Enrico Valenza

Enrico Valenza, also known as "EnV," on the Web is an Italian freelance illustrator who mainly collaborates with publishers such as Mondadori Ragazzi and Giunti as a cover artist for science fition and fantasy books.
He graduated from Liceo Artistico Statale in Verona, Italy, and was later a student of Giorgio Scarato, an illustrator and painter.
When he started to work, computers weren't very common. He spent the first 15 years of his career doing illustration with traditional media, usually on cardboard. At that time, he specialized in the use of the air-graph, a technique particularly esteemed for advertisements.
When the movie Jurassic Park was released, he decided to buy a computer and try out the computer graphics that everyone was talking about. Totally self-taught for what concerns the many aspects of CG, it was his encounter with the open source philosophy that actually opened up a brand new world of possibilities—Blender in particular.
In 2005, Enrico won the Suzanne Award for Best Animation, Original Idea, or Story, for the movie New Penguoen 2.38. In 2006, he joined the Orange team in Amsterdam for two weeks. He helped them in finalizing the shots of Elephants Dream, the first open source animated short movie produced by the Blender Foundation.
In 2007 and 2008, Enrico was the lead artist in the Peach Project team for the production of Big Buck Bunny, Blender Foundation's second open movie. In 2010 and 2011, he was the art director at CINECA in Bologna, Italy, for the Museo della Citta di Bologna project.
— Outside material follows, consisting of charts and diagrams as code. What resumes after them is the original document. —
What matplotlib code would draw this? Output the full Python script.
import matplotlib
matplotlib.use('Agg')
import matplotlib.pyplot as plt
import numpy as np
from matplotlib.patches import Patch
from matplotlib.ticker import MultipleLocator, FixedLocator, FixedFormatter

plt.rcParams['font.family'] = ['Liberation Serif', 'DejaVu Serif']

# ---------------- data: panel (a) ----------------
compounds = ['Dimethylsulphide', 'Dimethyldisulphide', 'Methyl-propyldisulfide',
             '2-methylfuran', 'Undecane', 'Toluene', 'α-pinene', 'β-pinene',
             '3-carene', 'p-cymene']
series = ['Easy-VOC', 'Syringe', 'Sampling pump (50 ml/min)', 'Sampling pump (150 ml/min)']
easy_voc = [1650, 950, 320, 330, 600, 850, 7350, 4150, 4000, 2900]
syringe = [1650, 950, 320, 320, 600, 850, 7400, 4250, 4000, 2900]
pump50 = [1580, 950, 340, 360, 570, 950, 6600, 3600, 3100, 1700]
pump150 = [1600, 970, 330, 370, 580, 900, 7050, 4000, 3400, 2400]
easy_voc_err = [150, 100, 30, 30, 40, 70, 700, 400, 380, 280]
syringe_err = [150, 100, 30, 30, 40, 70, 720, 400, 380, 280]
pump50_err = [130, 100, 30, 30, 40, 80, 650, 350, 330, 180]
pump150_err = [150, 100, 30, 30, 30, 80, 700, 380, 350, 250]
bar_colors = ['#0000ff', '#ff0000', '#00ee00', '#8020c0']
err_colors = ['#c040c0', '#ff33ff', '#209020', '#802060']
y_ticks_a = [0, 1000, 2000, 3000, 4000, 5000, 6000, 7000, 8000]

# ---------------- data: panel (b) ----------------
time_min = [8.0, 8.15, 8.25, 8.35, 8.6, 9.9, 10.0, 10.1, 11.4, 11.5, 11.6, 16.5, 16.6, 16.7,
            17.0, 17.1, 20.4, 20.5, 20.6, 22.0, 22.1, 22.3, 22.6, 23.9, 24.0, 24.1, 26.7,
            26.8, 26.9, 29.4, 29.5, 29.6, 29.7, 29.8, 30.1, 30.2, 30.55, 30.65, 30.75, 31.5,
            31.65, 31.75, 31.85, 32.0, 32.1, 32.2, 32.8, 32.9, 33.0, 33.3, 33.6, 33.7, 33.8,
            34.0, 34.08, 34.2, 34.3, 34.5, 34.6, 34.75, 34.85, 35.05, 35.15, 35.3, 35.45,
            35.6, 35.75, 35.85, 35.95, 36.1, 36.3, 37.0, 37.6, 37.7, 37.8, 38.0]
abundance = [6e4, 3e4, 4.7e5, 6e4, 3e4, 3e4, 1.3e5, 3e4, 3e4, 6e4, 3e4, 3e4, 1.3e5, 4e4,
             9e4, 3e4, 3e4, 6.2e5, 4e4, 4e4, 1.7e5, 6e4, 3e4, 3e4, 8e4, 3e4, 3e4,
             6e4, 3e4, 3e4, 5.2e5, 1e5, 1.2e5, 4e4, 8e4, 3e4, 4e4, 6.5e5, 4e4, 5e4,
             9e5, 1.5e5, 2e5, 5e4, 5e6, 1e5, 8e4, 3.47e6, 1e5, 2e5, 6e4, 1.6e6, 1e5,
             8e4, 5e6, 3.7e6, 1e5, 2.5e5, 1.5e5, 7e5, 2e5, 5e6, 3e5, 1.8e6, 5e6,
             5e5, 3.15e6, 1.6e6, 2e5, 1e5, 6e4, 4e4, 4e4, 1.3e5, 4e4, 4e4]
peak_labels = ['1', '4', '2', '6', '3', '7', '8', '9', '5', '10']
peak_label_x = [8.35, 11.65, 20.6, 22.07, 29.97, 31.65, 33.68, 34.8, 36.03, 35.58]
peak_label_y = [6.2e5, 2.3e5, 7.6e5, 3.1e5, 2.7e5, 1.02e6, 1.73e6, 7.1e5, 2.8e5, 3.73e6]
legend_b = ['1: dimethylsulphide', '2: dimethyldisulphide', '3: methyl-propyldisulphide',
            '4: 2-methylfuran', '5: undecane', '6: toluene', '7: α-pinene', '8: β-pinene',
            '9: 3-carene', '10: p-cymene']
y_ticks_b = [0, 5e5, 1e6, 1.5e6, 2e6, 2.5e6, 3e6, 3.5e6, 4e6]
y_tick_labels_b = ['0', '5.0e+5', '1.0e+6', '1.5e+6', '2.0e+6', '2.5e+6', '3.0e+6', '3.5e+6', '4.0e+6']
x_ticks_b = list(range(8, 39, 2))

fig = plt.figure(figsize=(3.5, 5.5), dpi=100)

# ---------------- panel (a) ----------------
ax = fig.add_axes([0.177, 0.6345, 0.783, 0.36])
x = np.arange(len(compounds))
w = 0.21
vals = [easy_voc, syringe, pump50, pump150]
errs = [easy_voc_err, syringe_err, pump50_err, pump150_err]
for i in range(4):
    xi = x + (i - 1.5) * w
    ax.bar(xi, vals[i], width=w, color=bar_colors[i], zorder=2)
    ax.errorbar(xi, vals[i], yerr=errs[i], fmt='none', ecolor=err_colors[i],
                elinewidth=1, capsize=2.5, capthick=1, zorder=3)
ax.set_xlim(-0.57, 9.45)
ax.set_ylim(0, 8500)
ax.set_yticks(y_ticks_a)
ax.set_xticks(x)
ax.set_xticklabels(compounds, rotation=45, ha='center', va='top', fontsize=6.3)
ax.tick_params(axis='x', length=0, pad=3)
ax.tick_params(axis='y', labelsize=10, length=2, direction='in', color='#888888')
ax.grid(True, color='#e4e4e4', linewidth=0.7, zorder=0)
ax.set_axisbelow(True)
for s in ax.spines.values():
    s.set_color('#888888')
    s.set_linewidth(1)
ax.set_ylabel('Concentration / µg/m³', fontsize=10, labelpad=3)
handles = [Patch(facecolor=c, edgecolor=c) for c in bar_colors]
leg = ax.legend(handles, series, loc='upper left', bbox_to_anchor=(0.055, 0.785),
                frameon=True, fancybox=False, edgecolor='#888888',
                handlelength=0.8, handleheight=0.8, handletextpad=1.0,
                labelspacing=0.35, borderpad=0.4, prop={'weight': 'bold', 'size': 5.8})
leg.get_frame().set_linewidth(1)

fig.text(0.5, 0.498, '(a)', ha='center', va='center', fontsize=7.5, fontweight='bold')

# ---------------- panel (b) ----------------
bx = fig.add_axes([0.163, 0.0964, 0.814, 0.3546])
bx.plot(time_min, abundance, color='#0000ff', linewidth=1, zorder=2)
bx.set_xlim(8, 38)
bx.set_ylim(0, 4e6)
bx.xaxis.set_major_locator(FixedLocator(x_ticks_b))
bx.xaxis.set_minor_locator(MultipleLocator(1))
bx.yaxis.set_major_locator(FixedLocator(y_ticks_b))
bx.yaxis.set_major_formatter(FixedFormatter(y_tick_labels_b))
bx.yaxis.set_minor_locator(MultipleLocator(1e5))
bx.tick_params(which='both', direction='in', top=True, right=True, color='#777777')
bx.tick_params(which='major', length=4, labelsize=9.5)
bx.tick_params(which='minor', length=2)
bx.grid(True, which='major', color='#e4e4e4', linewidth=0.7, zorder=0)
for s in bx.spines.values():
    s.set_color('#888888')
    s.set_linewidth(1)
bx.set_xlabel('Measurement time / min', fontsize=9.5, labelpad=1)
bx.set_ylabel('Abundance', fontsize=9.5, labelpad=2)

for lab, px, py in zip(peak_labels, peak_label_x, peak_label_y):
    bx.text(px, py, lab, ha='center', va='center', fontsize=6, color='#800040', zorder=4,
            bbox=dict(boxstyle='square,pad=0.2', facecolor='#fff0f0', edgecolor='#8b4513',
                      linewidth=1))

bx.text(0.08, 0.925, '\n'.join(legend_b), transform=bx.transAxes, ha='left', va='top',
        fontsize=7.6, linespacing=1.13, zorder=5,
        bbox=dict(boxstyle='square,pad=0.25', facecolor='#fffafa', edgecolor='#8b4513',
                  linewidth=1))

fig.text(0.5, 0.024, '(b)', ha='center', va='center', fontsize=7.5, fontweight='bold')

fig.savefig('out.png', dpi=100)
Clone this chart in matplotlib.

This was the production of a stereoscopic, computer-graphics-animated documentary made in Blender explaining the history of Bologna.
For Packt Publishing, Enrico is also writing Blender 2.7 3D Modeling Cookbook, which explains the complete workflow in Blender to build an animated fantasy monster. Being a Blender Certified Trainer, he often collaborates as a CG artist with production studios that decide to switch their pipeline to open source.
Enrico uses Blender almost on a daily basis for his illustration work, rarely to have the illustration rendered straight by the 3D package, more often as a starting point for painting with other open source applications. He has done several presentations and workshops about Blender and its use in productions.